Su ejemplo es especialmente relevante en un momento en el que hemos visto encadenarse casi tres golpes de Estado en África, además de recibir noticias de intentonas fracasadas e involuciones políticas en la región. Lo sucedido en los últimos tiempos en Mali, Guinea o Sudán parece dar alas a quienes consideran que la democracia no es un sistema apropiado para el continente africano. Hoy surgen, como hongos, los agoreros y los pesimistas que proclaman que nuestros vecinos están abocados, histórica y casi genéticamente, a la inestabilidad política, la imposición del más fuerte por las armas o el desprecio sistemático a las reglas del juego democrático y la opresión de la ciudadanía.
Esto me lleva de nuevo a Mandela y al libro que acabamos de presentar en Sevilla. Decidimos plantearle a Enrique Ojeda nuestro interés por llevar a cabo esta aportación literaria pensando en la celebración del trigésimo aniversario de la histórica firma del Acuerdo Nacional de Paz. Dicho acuerdo se rubricó el 14 de septiembre de 1991 en Johannesburgo y tomaron parte en él 26 organizaciones y partidos, que se comprometieron a promover «la paz, la armonía y la prosperidad» en su país. De manera práctica, el acuerdo supuso la puntilla del apartheid: antes de terminar ese año, el gobierno de Frederik de Klerk desmanteló el entramado jurídico de este régimen vergonzoso y con Mandela al frente, ya desde las elecciones de 1994, Sudáfrica borró sus últimos estigmas internacionales y dejó de ejercer de mancha en la conciencia planetaria, si eso existe. Fue, por tanto, la firma que celebramos y en torno a la que se construye este libro lo que ejerció como detonante que permitió el nacimiento real de la República de Sudáfrica que hoy conocemos.
Ahora que los medios nos hablan de procesos de transición o democracias que naufragan frente a la amenaza de las armas en África, quisiera reivindicar ejemplos como el de esa Sudáfrica. Este país es hoy una potencia emergente y lidera, a través de instituciones como la Unión Africana, la acción interior y exterior de un continente con un enorme potencial. No es un régimen perfecto, obviamente, pero Sudáfrica invierte, genera riqueza y marca la agenda internacional, a pesar de sus innegables problemas, entre los que citaré una brecha social que no termina de cicatrizar, una elevada tasa de desempleo, la corrupción y otras limitaciones. Enfrentada a algunos desafíos similares a los nuestros, Sudáfrica también lucha por preservar y mejorar una democracia que tiene muchos defectos, pero que es un ejemplo para la región y para nosotros. Mandela sigue siendo, además, un ejemplo de concordia que nos interpela a todos y nos transmite esperanza.

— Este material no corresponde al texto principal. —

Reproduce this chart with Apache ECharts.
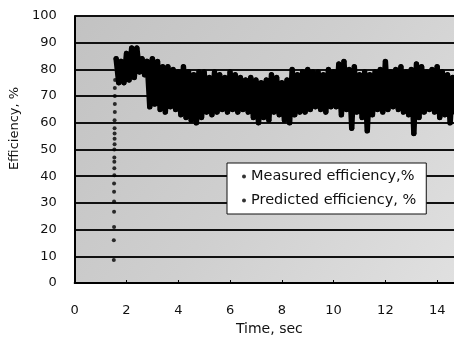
<!DOCTYPE html>
<html>
<head>
<meta charset="utf-8">
<script src="https://cdn.jsdelivr.net/npm/echarts@6/dist/echarts.min.js"></script>
<style>html,body{margin:0;padding:0;background:#fff;}#c{width:454px;height:341px;}</style>
</head>
<body>
<div id="c"></div>
<script>
const xTicks = [0, 2, 4, 6, 8, 10, 12, 14];
const yTicks = [0, 10, 20, 30, 40, 50, 60, 70, 80, 90, 100];

const riseTime  = [1.51, 1.51, 1.52, 1.52, 1.52, 1.52, 1.52, 1.53, 1.53, 1.53, 1.53, 1.53, 1.54, 1.54, 1.54, 1.54, 1.54, 1.55, 1.55, 1.55, 1.55, 1.56];
const riseValue = [8.6, 16, 21, 26.7, 30.5, 34.2, 37.3, 40.4, 43, 45.4, 47, 50, 52, 54, 56, 58, 61, 64, 67, 70, 73, 76];

const measuredTime = [
  1.6,1.7,1.8,1.9,2.0,2.1,2.2,2.3,2.4,2.5,2.6,2.7,2.8,2.9,3.0,3.1,3.2,3.3,3.4,3.5,
  3.6,3.7,3.8,3.9,4.0,4.1,4.2,4.3,4.4,4.5,4.6,4.7,4.8,4.9,5.0,5.1,5.2,5.3,5.4,5.5,
  5.6,5.7,5.8,5.9,6.0,6.1,6.2,6.3,6.4,6.5,6.6,6.7,6.8,6.9,7.0,7.1,7.2,7.3,7.4,7.5,
  7.6,7.7,7.8,7.9,8.0,8.1,8.2,8.3,8.4,8.5,8.6,8.7,8.8,8.9,9.0,9.1,9.2,9.3,9.4,9.5,
  9.6,9.7,9.8,9.9,10.0,10.1,10.2,10.3,10.4,10.5,10.6,10.7,10.8,10.9,11.0,11.1,11.2,11.3,11.4,11.5,
  11.6,11.7,11.8,11.9,12.0,12.1,12.2,12.3,12.4,12.5,12.6,12.7,12.8,12.9,13.0,13.1,13.2,13.3,13.4,13.5,
  13.6,13.7,13.8,13.9,14.0,14.1,14.2,14.3,14.4,14.5,14.6,14.7
];
const measuredValue = [
  84,75,83,75,86,76,88,77,88,79,84,78,83,66,84,67,83,65,81,64,
  81,66,80,65,79,63,81,62,79,61,78,60,79,62,79,64,77,63,79,64,
  78,65,77,64,79,65,78,64,77,65,76,64,77,62,76,60,75,62,76,61,
  78,64,77,63,75,61,76,60,80,63,78,64,79,64,80,65,79,66,79,65,
  78,64,80,66,79,66,82,63,83,65,80,58,81,64,78,62,79,57,78,63,
  79,65,80,64,83,65,79,66,80,65,81,64,79,63,80,56,82,62,81,64,
  79,65,80,64,81,62,79,63,78,60,77,64
];

const predictedTime = [
  1.6,1.8,2.0,2.2,2.4,2.6,2.8,3.0,3.2,3.4,3.6,3.8,4.0,4.2,4.4,4.6,4.8,5.0,5.2,5.4,
  5.6,5.8,6.0,6.2,6.4,6.6,6.8,7.0,7.2,7.4,7.6,7.8,8.0,8.2,8.4,8.6,8.8,9.0,9.2,9.4,
  9.6,9.8,10.0,10.2,10.4,10.6,10.8,11.0,11.2,11.4,11.6,11.8,12.0,12.2,12.4,12.6,12.8,13.0,13.2,13.4,
  13.6,13.8,14.0,14.2,14.4,14.6
];
const predictedValue = [
  80,80,81,83,83,81,77,75,74,73,72,72,71,71,70,70,70,71,70,71,
  71,70,71,71,70,70,70,69,69,69,70,70,69,69,71,71,72,72,72,72,
  72,72,73,73,73,72,72,71,71,71,72,72,73,73,72,72,72,72,72,73,
  73,72,72,72,71,71
];

const seriesNames = ['Measured efficiency,%', 'Predicted efficiency, %'];

function pairs(xs, ys) { return xs.map((x, i) => [x, ys[i]]); }

const chart = echarts.init(document.getElementById('c'), null, { renderer: 'canvas' });
const FONT = 'DejaVu Sans';
chart.setOption({
  animation: false,
  backgroundColor: '#ffffff',
  textStyle: { fontFamily: FONT, color: '#111' },
  grid: {
    left: 70, top: 16, bottom: 58, right: 0,
    show: true,
    borderWidth: 0,
    backgroundColor: new echarts.graphic.LinearGradient(0, 0, 1, 1, [
      { offset: 0, color: '#c2c2c2' },
      { offset: 0.5, color: '#cfcfcf' },
      { offset: 1, color: '#e0e0e0' }
    ])
  },
  legend: {
    left: 227, top: 163,
    orient: 'vertical',
    backgroundColor: '#ffffff',
    borderColor: '#111',
    borderWidth: 1,
    padding: [6, 10, 6, 15],
    itemGap: 9,
    itemWidth: 4, itemHeight: 4,
    icon: 'circle',
    textStyle: { fontFamily: FONT, fontSize: 14.5, color: '#111' },
    data: [
      { name: seriesNames[0], itemStyle: { color: '#000' } },
      { name: seriesNames[1], itemStyle: { color: '#000' } }
    ]
  },
  xAxis: {
    type: 'value',
    min: 0, max: 14.65, interval: 2,
    name: 'Time, sec',
    nameLocation: 'middle',
    nameGap: 38,
    nameTextStyle: { fontFamily: FONT, fontSize: 14, color: '#111', padding: [0, 0, 0, 10] },
    axisLine: { show: true, onZero: false, lineStyle: { color: '#000', width: 2 } },
    axisTick: { show: true, inside: true, length: 3, lineStyle: { color: '#000' } },
    axisLabel: {
      fontFamily: FONT, fontSize: 13, color: '#111', margin: 21,
      showMaxLabel: false,
      formatter: v => (xTicks.indexOf(v) >= 0 ? String(v) : '')
    },
    splitLine: { show: false }
  },
  yAxis: {
    type: 'value',
    min: 0, max: 100, interval: 10,
    name: 'Efficiency, %',
    nameLocation: 'middle',
    nameGap: 42,
    nameRotate: 90,
    nameTextStyle: { fontFamily: FONT, fontSize: 13, color: '#111', padding: [0, 0, 0, 42] },
    axisLine: { show: true, lineStyle: { color: '#000', width: 2 } },
    axisTick: { show: false },
    axisLabel: {
      fontFamily: FONT, fontSize: 13, color: '#111', margin: 18,
      formatter: v => (yTicks.indexOf(v) >= 0 ? String(v) : '')
    },
    splitLine: { show: true, lineStyle: { color: '#111', width: 2 } }
  },
  series: [
    {
      name: seriesNames[1],
      type: 'scatter',
      data: pairs(predictedTime, predictedValue),
      symbol: 'circle', symbolSize: 3,
      itemStyle: { color: '#8a8a8a' },
      z: 2
    },
    {
      name: seriesNames[0],
      type: 'scatter',
      data: pairs(riseTime, riseValue),
      symbol: 'circle', symbolSize: 4,
      itemStyle: { color: '#000' },
      z: 3
    },
    {
      name: seriesNames[0],
      type: 'line',
      data: pairs(measuredTime, measuredValue),
      showSymbol: true, symbol: 'circle', symbolSize: 5,
      lineStyle: { color: '#000', width: 5.5, join: 'round', cap: 'round' },
      itemStyle: { color: '#000' },
      z: 3
    }
  ]
});
</script>
</body>
</html>
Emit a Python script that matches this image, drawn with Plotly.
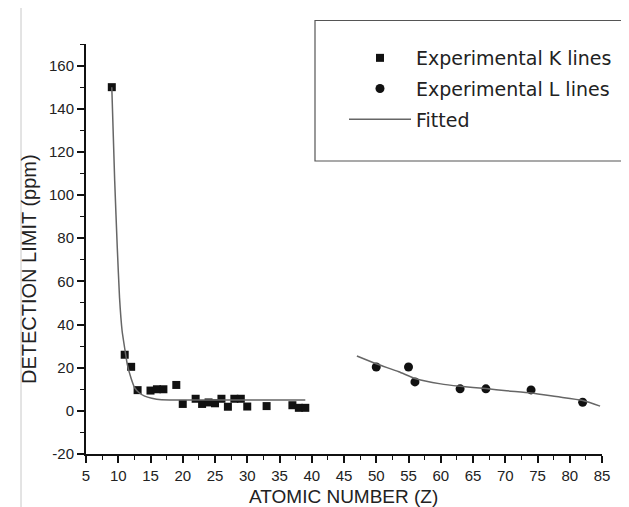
import plotly.graph_objects as go

# ---- data ----
k_z = [9, 11, 12, 13, 15, 16, 17, 19, 20, 22, 23, 24, 25, 26, 27, 28, 29, 30, 33, 37, 38, 39]
k_v = [150, 26, 20.4, 9.6, 9.4, 10, 10, 12, 3.2, 5.6, 3.2, 3.9, 3.5, 5.6, 1.9, 5.6, 5.6, 2.0, 2.2, 2.6, 1.4, 1.4]

l_z = [50, 55, 56, 63, 67, 74, 82]
l_v = [20.3, 20.3, 13.4, 10.2, 10.2, 9.7, 4.0]

fit_k_z = [9, 9.45, 9.85, 10.2, 10.6, 11.0, 11.4, 12.0, 12.55, 13.2, 14.1, 15.2, 16.7, 19, 25, 39]
fit_k_v = [150, 106.5, 75.6, 52.4, 37, 29, 21.5, 15, 10.7, 8.5, 6.8, 5.8, 5.1, 5.0, 5.0, 5.0]

fit_l_z = [47, 50, 53.5, 56, 60, 63, 67, 70.2, 74, 77.9, 82, 84.7]
fit_l_v = [25.4, 21.8, 18.1, 15.0, 12.5, 11.4, 10.3, 9.3, 8.3, 6.6, 4.8, 2.2]

x_ticks = list(range(5, 90, 5))
y_ticks = list(range(-20, 180, 20))

# ---- layout geometry (pixels) ----
W, H = 629, 507
L, R, T, B = 78, 35, 36, 61
pw, ph = W - L - R, H - T - B


def px_x(x):
    return (x - L) / pw


def px_y(y):
    return 1 - (y - T) / ph


fig = go.Figure()

fig.add_trace(go.Scatter(
    x=k_z, y=k_v, mode="markers", name="Experimental K lines",
    marker=dict(symbol="square", size=8, color="#111111"),
    legendgroup="a",
))
fig.add_trace(go.Scatter(
    x=l_z, y=l_v, mode="markers", name="Experimental L lines",
    marker=dict(symbol="circle", size=9, color="#111111"),
    legendgroup="b",
))
fig.add_trace(go.Scatter(
    x=fit_k_z, y=fit_k_v, mode="lines", name="Fitted",
    line=dict(color="#666666", width=1.5, shape="spline", smoothing=0.4),
    legendgroup="c",
))
fig.add_trace(go.Scatter(
    x=fit_l_z, y=fit_l_v, mode="lines", name="Fitted",
    line=dict(color="#666666", width=1.5, shape="spline", smoothing=0.6),
    legendgroup="c", showlegend=False,
))

axis_common = dict(
    showgrid=False, zeroline=False, showline=True, linecolor="#111111", linewidth=2,
    ticks="outside", ticklen=7, tickwidth=1.5, tickcolor="#111111",
    tickfont=dict(family="Liberation Sans, Arial", size=15, color="#222222"),
    mirror=False,
)

fig.update_xaxes(
    range=[5, 85], tickvals=x_ticks, ticktext=[str(v) for v in x_ticks],
    minor=dict(dtick=2.5, tick0=5, ticks="outside", ticklen=4, tickwidth=1.2, tickcolor="#111111"),
    **axis_common,
)
fig.update_yaxes(
    range=[-20, 170], tickvals=y_ticks, ticktext=[str(v) for v in y_ticks],
    minor=dict(dtick=10, tick0=-20, ticks="outside", ticklen=4, tickwidth=1.2, tickcolor="#111111"),
    **axis_common,
)

fig.update_layout(
    width=W, height=H,
    margin=dict(l=L, r=R, t=T, b=B, autoexpand=False),
    plot_bgcolor="white", paper_bgcolor="white",
    showlegend=True,
    legend=dict(
        x=px_x(336), y=px_y(31), xanchor="left", yanchor="top",
        bgcolor="rgba(0,0,0,0)", borderwidth=0,
        font=dict(family="DejaVu Sans", size=19, color="#222222"),
        itemwidth=62, traceorder="grouped", tracegroupgap=3,
    ),
    annotations=[
        dict(text="ATOMIC NUMBER (Z)", xref="paper", yref="paper",
             x=px_x(335), y=px_y(488), xanchor="center", yanchor="middle",
             showarrow=False, font=dict(family="Liberation Sans, Arial", size=19, color="#222222")),
        dict(text="DETECTION LIMIT (ppm)", xref="paper", yref="paper",
             x=px_x(21), y=px_y(261), xanchor="center", yanchor="middle", textangle=-90,
             showarrow=False, font=dict(family="Liberation Sans, Arial", size=20, color="#222222")),
    ],
    shapes=[
        # legend frame
        dict(type="rect", xref="paper", yref="paper",
             x0=px_x(307), x1=px_x(660), y0=px_y(153), y1=px_y(12.5),
             line=dict(color="#555555", width=1.2), fillcolor="rgba(0,0,0,0)", layer="below"),
        # outer figure border (left and bottom)
        dict(type="line", xref="paper", yref="paper",
             x0=px_x(13), x1=px_x(13), y0=px_y(0), y1=px_y(506),
             line=dict(color="#c8c8c8", width=1)),
        dict(type="line", xref="paper", yref="paper",
             x0=px_x(13), x1=px_x(640), y0=px_y(506), y1=px_y(506),
             line=dict(color="#c8c8c8", width=1)),
    ],
)

fig.write_html("out.html")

Además de recomendarles esta crónica de nuestro tiempo, que disecciona la historia reciente del país del arcoíris para ayudarnos a comprender su compleja sociedad contemporánea y también nuestro propio presente, quisiera recomendarles que no se dejaran llevar por el pesimismo. África no es sinónimo de muerte y destrucción, de golpe de Estado, de pobreza, de hambre, de enfermedad, de patera.
Creo que he descubierto, gracias a Casa África y mi experiencia en relación con este continente, que África es una palabra que actúa como un contenedor enorme lleno de realidades diferentes, tanto propias como impuestas desde fuera. Esas realidades son casi tantas como las africanas y los africanos que viven en su territorio o lo abandonan rumbo a otros lugares, cada cual cargando sus propias esperanzas, dificultades y circunstancias de todo tipo.
Antes de juzgar a un continente, un país o una persona, he aprendido que es necesario pararse a escuchar su historia, leer a quienes conocen el continente y tener presente a países como esa imperfecta Sudáfrica que lucha por su futuro o el Mandela que nos inspira a todos.